Problem description: Transcribe the material verbatim in full; the pictures do not belong in the copy.

** start Material provided **

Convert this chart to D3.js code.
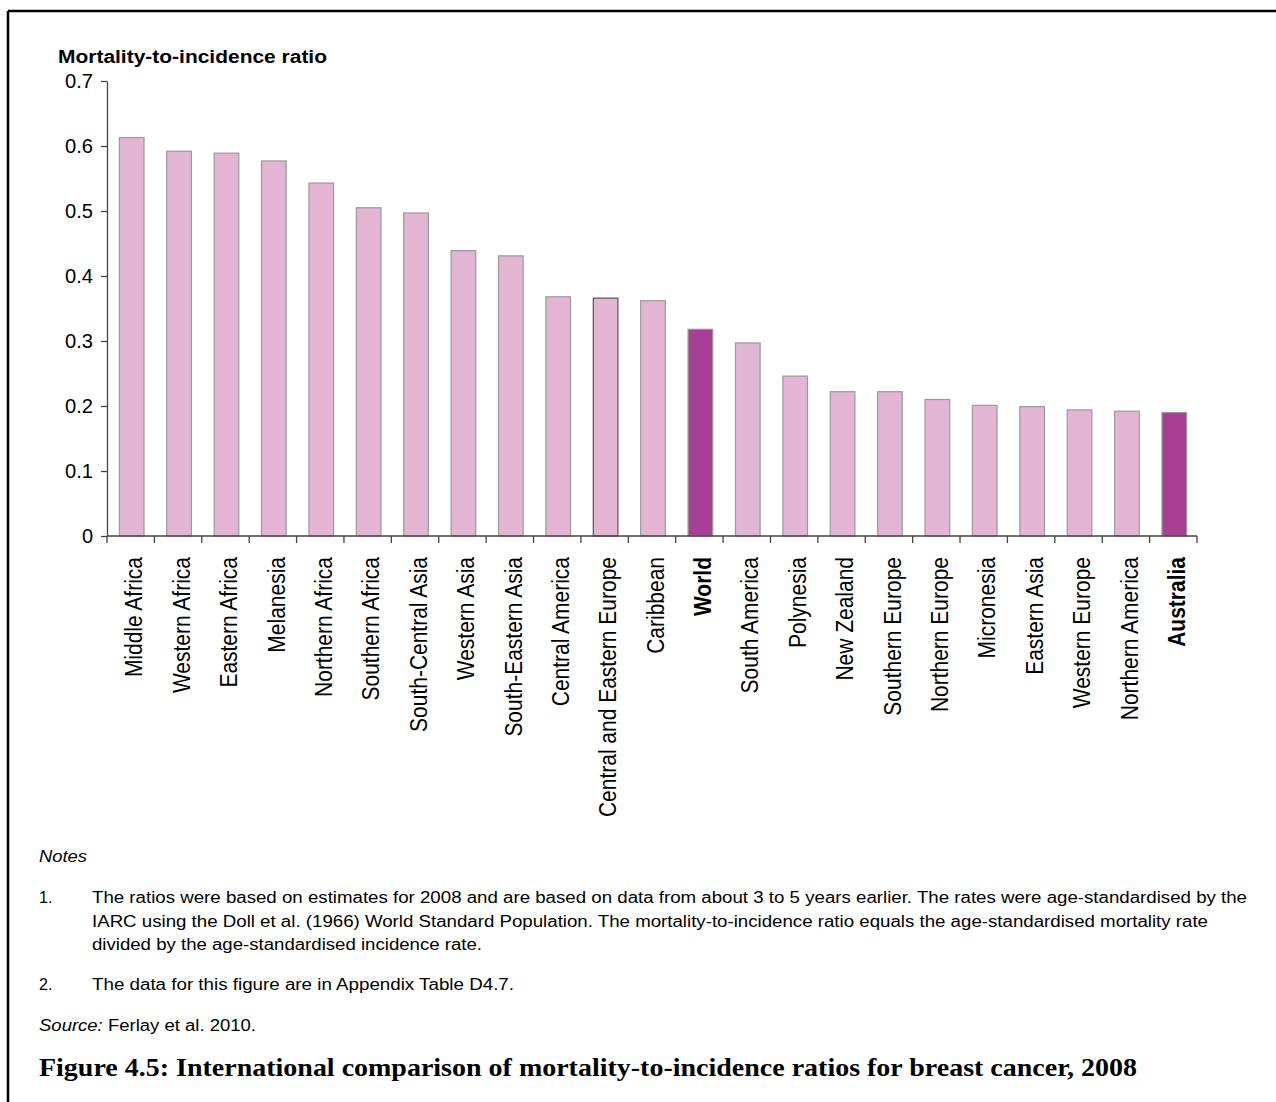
<!DOCTYPE html>
<html>
<head>
<meta charset="utf-8">
<script src="https://cdn.jsdelivr.net/npm/d3@7"></script>
<style>
  html, body { margin: 0; padding: 0; background: #fff; }
  svg { display: block; }
</style>
</head>
<body>
<svg id="chart" width="1276" height="1102" font-family="'Liberation Sans', Arial, sans-serif"></svg>
<script>
// ---- Data ----
const categories = [
  "Middle Africa", "Western Africa", "Eastern Africa", "Melanesia", "Northern Africa",
  "Southern Africa", "South-Central Asia", "Western Asia", "South-Eastern Asia",
  "Central America", "Central and Eastern Europe", "Caribbean", "World", "South America",
  "Polynesia", "New Zealand", "Southern Europe", "Northern Europe", "Micronesia",
  "Eastern Asia", "Western Europe", "Northern America", "Australia"
];
const ratios = [
  0.613, 0.592, 0.589, 0.577, 0.543,
  0.505, 0.497, 0.439, 0.431,
  0.368, 0.366, 0.362, 0.318, 0.297,
  0.246, 0.222, 0.222, 0.210, 0.201,
  0.199, 0.194, 0.192, 0.190
];
const highlighted = ["World", "Australia"];
const yTicks = [0, 0.1, 0.2, 0.3, 0.4, 0.5, 0.6, 0.7];
const yTitle = "Mortality-to-incidence ratio";
const notesHeading = "Notes";
const note1Lines = [
  "The ratios were based on estimates for 2008 and are based on data from about 3 to 5 years earlier. The rates were age-standardised by the",
  "IARC using the Doll et al. (1966) World Standard Population. The mortality-to-incidence ratio equals the age-standardised mortality rate",
  "divided by the age-standardised incidence rate."
];
const note2 = "The data for this figure are in Appendix Table D4.7.";
const sourceLabel = "Source:";
const sourceText = " Ferlay et al. 2010.";
const caption = "Figure 4.5: International comparison of mortality-to-incidence ratios for breast cancer, 2008";

// ---- Layout ----
const sans = "'Liberation Sans', Arial, sans-serif";
const svg = d3.select("#chart");
const plot = { left: 107, right: 1197, top: 81, bottom: 536 };

// frame (top and left rules)
svg.append("line").attr("x1", 8).attr("x2", 1276).attr("y1", 11).attr("y2", 11)
  .attr("stroke", "#000").attr("stroke-width", 2.5);
svg.append("line").attr("x1", 8).attr("x2", 8).attr("y1", 11).attr("y2", 1102)
  .attr("stroke", "#000").attr("stroke-width", 2.5);

const x = d3.scaleBand().domain(categories).range([plot.left, plot.right]).paddingInner(0).paddingOuter(0);
const y = d3.scaleLinear().domain([0, 0.7]).range([plot.bottom, plot.top]);
const barW = x.bandwidth() * 0.52;

// y-axis title
svg.append("text").attr("x", 58).attr("y", 63)
  .attr("font-size", 18).attr("font-weight", "bold").attr("fill", "#000")
  .attr("textLength", 269).attr("lengthAdjust", "spacingAndGlyphs")
  .text(yTitle);

// bars
svg.append("g").selectAll("rect").data(categories).join("rect")
  .attr("x", d => x(d) + x.bandwidth() / 2 - barW / 2 + 1)
  .attr("width", barW)
  .attr("y", (d, i) => y(ratios[i]))
  .attr("height", (d, i) => y(0) - y(ratios[i]))
  .attr("fill", d => highlighted.includes(d) ? "#A93E95" : "#E3B5D2")
  .attr("stroke", d => d === "Central and Eastern Europe" ? "#555" : "#9a9a9a")
  .attr("stroke-width", 1.2);

// y axis
const yAxis = svg.append("g").attr("transform", `translate(${plot.left},0)`)
  .call(d3.axisLeft(y).tickValues(yTicks).tickSize(6).tickSizeOuter(0).tickPadding(8)
    .tickFormat(d => d === 0 ? "0" : d3.format(".1f")(d)));
yAxis.attr("font-family", sans);
yAxis.select(".domain").attr("stroke", "#444").attr("stroke-width", 1.3);
yAxis.selectAll(".tick line").attr("stroke", "#444").attr("stroke-width", 1.3);
yAxis.selectAll(".tick text").attr("font-size", 20).attr("fill", "#000")
  .attr("textLength", 28).attr("lengthAdjust", "spacingAndGlyphs");
yAxis.selectAll(".tick text").filter(d => d === 0).attr("textLength", null);

// x axis (ticks at category boundaries)
const xg = svg.append("g");
xg.append("line").attr("x1", plot.left).attr("x2", plot.right)
  .attr("y1", y(0)).attr("y2", y(0)).attr("stroke", "#444").attr("stroke-width", 1.3);
const boundaries = categories.map(c => x(c)).concat([x(categories[categories.length - 1]) + x.step()]);
xg.selectAll("line.tk").data(boundaries).join("line").attr("class", "tk")
  .attr("x1", d => d).attr("x2", d => d)
  .attr("y1", y(0)).attr("y2", y(0) + 7)
  .attr("stroke", "#444").attr("stroke-width", 1.3);

// x labels
xg.selectAll("text").data(categories).join("text")
  .attr("transform", d => `translate(${x(d) + x.bandwidth() / 2 + 3},557) rotate(-90) scale(1,1.15)`)
  .attr("text-anchor", "end")
  .attr("dy", "0.36em")
  .attr("font-size", 21)
  .attr("font-weight", d => highlighted.includes(d) ? "bold" : "normal")
  .attr("fill", "#000")
  .text(d => d);

// notes
const notes = svg.append("g").attr("fill", "#000");
notes.append("text").attr("x", 39).attr("y", 862).attr("font-size", 16)
  .attr("font-style", "italic").attr("textLength", 48).attr("lengthAdjust", "spacingAndGlyphs")
  .text(notesHeading);
notes.append("text").attr("x", 39).attr("y", 903).attr("font-size", 16).text("1.");
const noteWidths = [1155, 1116, 390];
note1Lines.forEach((t, i) => {
  notes.append("text").attr("x", 92).attr("y", 903 + i * 23.5).attr("font-size", 16)
    .attr("textLength", noteWidths[i]).attr("lengthAdjust", "spacingAndGlyphs").text(t);
});
notes.append("text").attr("x", 39).attr("y", 990).attr("font-size", 16).text("2.");
notes.append("text").attr("x", 92).attr("y", 990).attr("font-size", 16)
  .attr("textLength", 422).attr("lengthAdjust", "spacingAndGlyphs").text(note2);
const src = notes.append("text").attr("x", 39).attr("y", 1031).attr("font-size", 16)
  .attr("textLength", 217).attr("lengthAdjust", "spacingAndGlyphs");
src.append("tspan").attr("font-style", "italic").text(sourceLabel);
src.append("tspan").text(sourceText);

// caption
svg.append("text").attr("x", 39).attr("y", 1076)
  .attr("font-family", "'Liberation Serif', 'Times New Roman', serif")
  .attr("font-size", 25).attr("font-weight", "bold").attr("fill", "#000")
  .attr("textLength", 1098).attr("lengthAdjust", "spacingAndGlyphs")
  .text(caption);
</script>
</body>
</html>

** end Material provided **

Solution:
Convert this chart to D3.js code.
<!DOCTYPE html>
<html>
<head>
<meta charset="utf-8">
<script src="https://cdn.jsdelivr.net/npm/d3@7"></script>
<style>
  html, body { margin: 0; padding: 0; background: #fff; }
  svg { display: block; }
</style>
</head>
<body>
<svg id="chart" width="1276" height="1102" font-family="'Liberation Sans', Arial, sans-serif"></svg>
<script>
// ---- Data ----
const categories = [
  "Middle Africa", "Western Africa", "Eastern Africa", "Melanesia", "Northern Africa",
  "Southern Africa", "South-Central Asia", "Western Asia", "South-Eastern Asia",
  "Central America", "Central and Eastern Europe", "Caribbean", "World", "South America",
  "Polynesia", "New Zealand", "Southern Europe", "Northern Europe", "Micronesia",
  "Eastern Asia", "Western Europe", "Northern America", "Australia"
];
const ratios = [
  0.613, 0.592, 0.589, 0.577, 0.543,
  0.505, 0.497, 0.439, 0.431,
  0.368, 0.366, 0.362, 0.318, 0.297,
  0.246, 0.222, 0.222, 0.210, 0.201,
  0.199, 0.194, 0.192, 0.190
];
const highlighted = ["World", "Australia"];
const yTicks = [0, 0.1, 0.2, 0.3, 0.4, 0.5, 0.6, 0.7];
const yTitle = "Mortality-to-incidence ratio";
const notesHeading = "Notes";
const note1Lines = [
  "The ratios were based on estimates for 2008 and are based on data from about 3 to 5 years earlier. The rates were age-standardised by the",
  "IARC using the Doll et al. (1966) World Standard Population. The mortality-to-incidence ratio equals the age-standardised mortality rate",
  "divided by the age-standardised incidence rate."
];
const note2 = "The data for this figure are in Appendix Table D4.7.";
const sourceLabel = "Source:";
const sourceText = " Ferlay et al. 2010.";
const caption = "Figure 4.5: International comparison of mortality-to-incidence ratios for breast cancer, 2008";

// ---- Layout ----
const sans = "'Liberation Sans', Arial, sans-serif";
const svg = d3.select("#chart");
const plot = { left: 107, right: 1197, top: 81, bottom: 536 };

// frame (top and left rules)
svg.append("line").attr("x1", 8).attr("x2", 1276).attr("y1", 11).attr("y2", 11)
  .attr("stroke", "#000").attr("stroke-width", 2.5);
svg.append("line").attr("x1", 8).attr("x2", 8).attr("y1", 11).attr("y2", 1102)
  .attr("stroke", "#000").attr("stroke-width", 2.5);

const x = d3.scaleBand().domain(categories).range([plot.left, plot.right]).paddingInner(0).paddingOuter(0);
const y = d3.scaleLinear().domain([0, 0.7]).range([plot.bottom, plot.top]);
const barW = x.bandwidth() * 0.52;

// y-axis title
svg.append("text").attr("x", 58).attr("y", 63)
  .attr("font-size", 18).attr("font-weight", "bold").attr("fill", "#000")
  .attr("textLength", 269).attr("lengthAdjust", "spacingAndGlyphs")
  .text(yTitle);

// bars
svg.append("g").selectAll("rect").data(categories).join("rect")
  .attr("x", d => x(d) + x.bandwidth() / 2 - barW / 2 + 1)
  .attr("width", barW)
  .attr("y", (d, i) => y(ratios[i]))
  .attr("height", (d, i) => y(0) - y(ratios[i]))
  .attr("fill", d => highlighted.includes(d) ? "#A93E95" : "#E3B5D2")
  .attr("stroke", d => d === "Central and Eastern Europe" ? "#555" : "#9a9a9a")
  .attr("stroke-width", 1.2);

// y axis
const yAxis = svg.append("g").attr("transform", `translate(${plot.left},0)`)
  .call(d3.axisLeft(y).tickValues(yTicks).tickSize(6).tickSizeOuter(0).tickPadding(8)
    .tickFormat(d => d === 0 ? "0" : d3.format(".1f")(d)));
yAxis.attr("font-family", sans);
yAxis.select(".domain").attr("stroke", "#444").attr("stroke-width", 1.3);
yAxis.selectAll(".tick line").attr("stroke", "#444").attr("stroke-width", 1.3);
yAxis.selectAll(".tick text").attr("font-size", 20).attr("fill", "#000")
  .attr("textLength", 28).attr("lengthAdjust", "spacingAndGlyphs");
yAxis.selectAll(".tick text").filter(d => d === 0).attr("textLength", null);

// x axis (ticks at category boundaries)
const xg = svg.append("g");
xg.append("line").attr("x1", plot.left).attr("x2", plot.right)
  .attr("y1", y(0)).attr("y2", y(0)).attr("stroke", "#444").attr("stroke-width", 1.3);
const boundaries = categories.map(c => x(c)).concat([x(categories[categories.length - 1]) + x.step()]);
xg.selectAll("line.tk").data(boundaries).join("line").attr("class", "tk")
  .attr("x1", d => d).attr("x2", d => d)
  .attr("y1", y(0)).attr("y2", y(0) + 7)
  .attr("stroke", "#444").attr("stroke-width", 1.3);

// x labels
xg.selectAll("text").data(categories).join("text")
  .attr("transform", d => `translate(${x(d) + x.bandwidth() / 2 + 3},557) rotate(-90) scale(1,1.15)`)
  .attr("text-anchor", "end")
  .attr("dy", "0.36em")
  .attr("font-size", 21)
  .attr("font-weight", d => highlighted.includes(d) ? "bold" : "normal")
  .attr("fill", "#000")
  .text(d => d);

// notes
const notes = svg.append("g").attr("fill", "#000");
notes.append("text").attr("x", 39).attr("y", 862).attr("font-size", 16)
  .attr("font-style", "italic").attr("textLength", 48).attr("lengthAdjust", "spacingAndGlyphs")
  .text(notesHeading);
notes.append("text").attr("x", 39).attr("y", 903).attr("font-size", 16).text("1.");
const noteWidths = [1155, 1116, 390];
note1Lines.forEach((t, i) => {
  notes.append("text").attr("x", 92).attr("y", 903 + i * 23.5).attr("font-size", 16)
    .attr("textLength", noteWidths[i]).attr("lengthAdjust", "spacingAndGlyphs").text(t);
});
notes.append("text").attr("x", 39).attr("y", 990).attr("font-size", 16).text("2.");
notes.append("text").attr("x", 92).attr("y", 990).attr("font-size", 16)
  .attr("textLength", 422).attr("lengthAdjust", "spacingAndGlyphs").text(note2);
const src = notes.append("text").attr("x", 39).attr("y", 1031).attr("font-size", 16)
  .attr("textLength", 217).attr("lengthAdjust", "spacingAndGlyphs");
src.append("tspan").attr("font-style", "italic").text(sourceLabel);
src.append("tspan").text(sourceText);

// caption
svg.append("text").attr("x", 39).attr("y", 1076)
  .attr("font-family", "'Liberation Serif', 'Times New Roman', serif")
  .attr("font-size", 25).attr("font-weight", "bold").attr("fill", "#000")
  .attr("textLength", 1098).attr("lengthAdjust", "spacingAndGlyphs")
  .text(caption);
</script>
</body>
</html>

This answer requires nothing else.